Título: ÚLTIMO DEBATE
Autor: Tereza Cruvinel
Fonte: O Globo, 27/10/2006, O País, p. 2

Com o debate de hoje na TV Globo, chega ao fim esta longa disputa presidencial, insossa no primeiro turno, turbulenta no segundo. Terão sido, depois de hoje, quatro debates televisivos, uma vitória do eleitor, que forçou o segundo turno para que houvesse mais discussão e comparação de propostas. Geraldo Alckmin jogará suas últimas cartas na tentativa de virar o jogo. Crente na vitória, Lula deve fazer acenos conciliatórios.

O debate e a discussão sobre propostas de governo ficaram aquém do esperado, em parte porque os próprios candidatos esconderam muito suas verdadeiras agendas e intenções, optando ambos por afagar os eleitores com o discurso do benefício, deixando de lado a revelação de sacrifícios que podem ser necessários ao avanço do país.
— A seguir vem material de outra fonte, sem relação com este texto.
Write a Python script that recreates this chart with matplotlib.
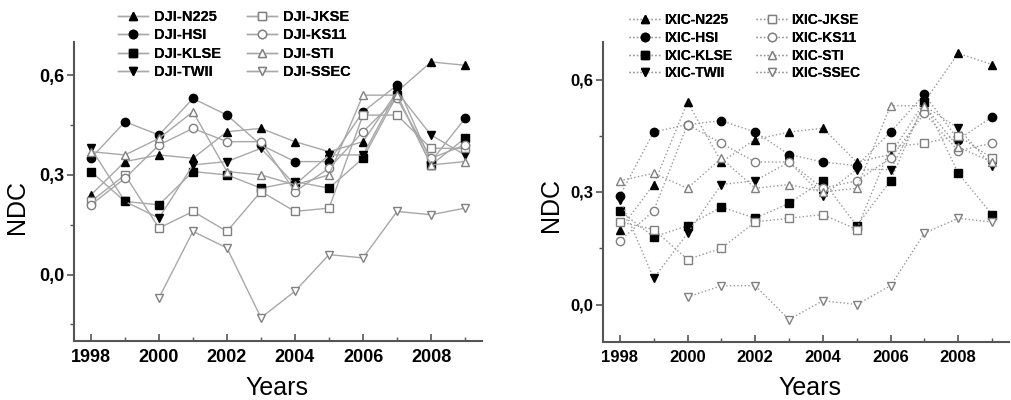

Arranharam superficialmente a questão das contas públicas e contornaram o buraco da Previdência, por exemplo. Forçado pelo adversário a negar planos de privatização, Alckmin acabou contribuindo para a demonização do tema, perdendo-se a oportunidade de uma discussão melhor. Fustigado pelo caso do dossiê, Lula também ancorou-se demais na defesa do que fez, em detrimento do que pretende fazer. Mas, mesmo assim, o segundo turno elevou o padrão da disputa em favor dos eleitores.

No debate de hoje, Alckmin deve reapresentar o perfil agressivo, abandonado desde que errou a dose no primeiro debate, o da TV Bandeirantes. Mas, mesmo evitando os excessos e arroubos que daquela vez o prejudicaram, voltará a bater forte na questão ética e nas contradições de Lula. Em relação às privatizações, dirá que Lula o acusa de planejá-las, mas privatiza nosso maior patrimônio natural, a Amazônia, através do plano de arrendamento de florestas, um tema levantado pela colunista Míriam Leitão no GLOBO. Lula ontem revisava os números sobre a redução do desmatamento em seu governo. Até aqui, a questão ambiental ficou na agenda oculta, mal foi tocada.

Tal como fez anteontem no comício do Anhangabaú, baterá forte no apoio de Delfim Netto a Lula, apontando-o como algoz dos democratas que resistiam à ditadura, entre eles Mario Covas. Mas Lula tem resposta, pois na campanha de Alckmin também há muitos políticos que serviram à ditadura, tais como os senadores ACM e Bornhausen.

E, é claro, voltará o tucano a falar do dinheiro do dossiê, dos laranjas que compraram dólares, dos escândalos já passados.

Na campanha de Lula, avalia-se que seu melhor momento no debate da TV Record foi a fala de encerramento, em que fez uma profissão de fé na união de pobres e ricos, trabalhadores, classe média e empresários, de todos os "homens e mulheres de boa vontade" para que o país encontre seu destino. Ele deve avançar nesse sentido, negando que sua candidatura divida, pregando a unidade e até a conciliação política depois da eleição. Em relação ao dossiê, prometerá que as investigações não vão parar até que tudo seja esclarecido.

Foi aconselhado a evitar ironias, não cantar vitória nem bater forte no adversário. A sabedoria política ensina que o mais forte (situação que três pesquisas ontem atribuíram a Lula) deve evitar a soberba e ser generoso para com o mais fraco. Mas nem sempre isso pode ser seguido à risca num debate, diante de cobranças e constrangimentos.

O que se perguntava muito ontem no meio político era se um debate, a tão poucas horas da eleição, pode virar o jogo. Há um entendimento geral de que, para isso acontecer, quem está na frente precisa cometer um erro crasso ou ser atingido por um fato novo de grande impacto. Mas essas são contas de candidatos. Para os eleitores, mesmo com a ladainha repetitiva que eles vêm apresentado, o debate é a última chance de comparação, a melhor forma de se encerrar uma campanha.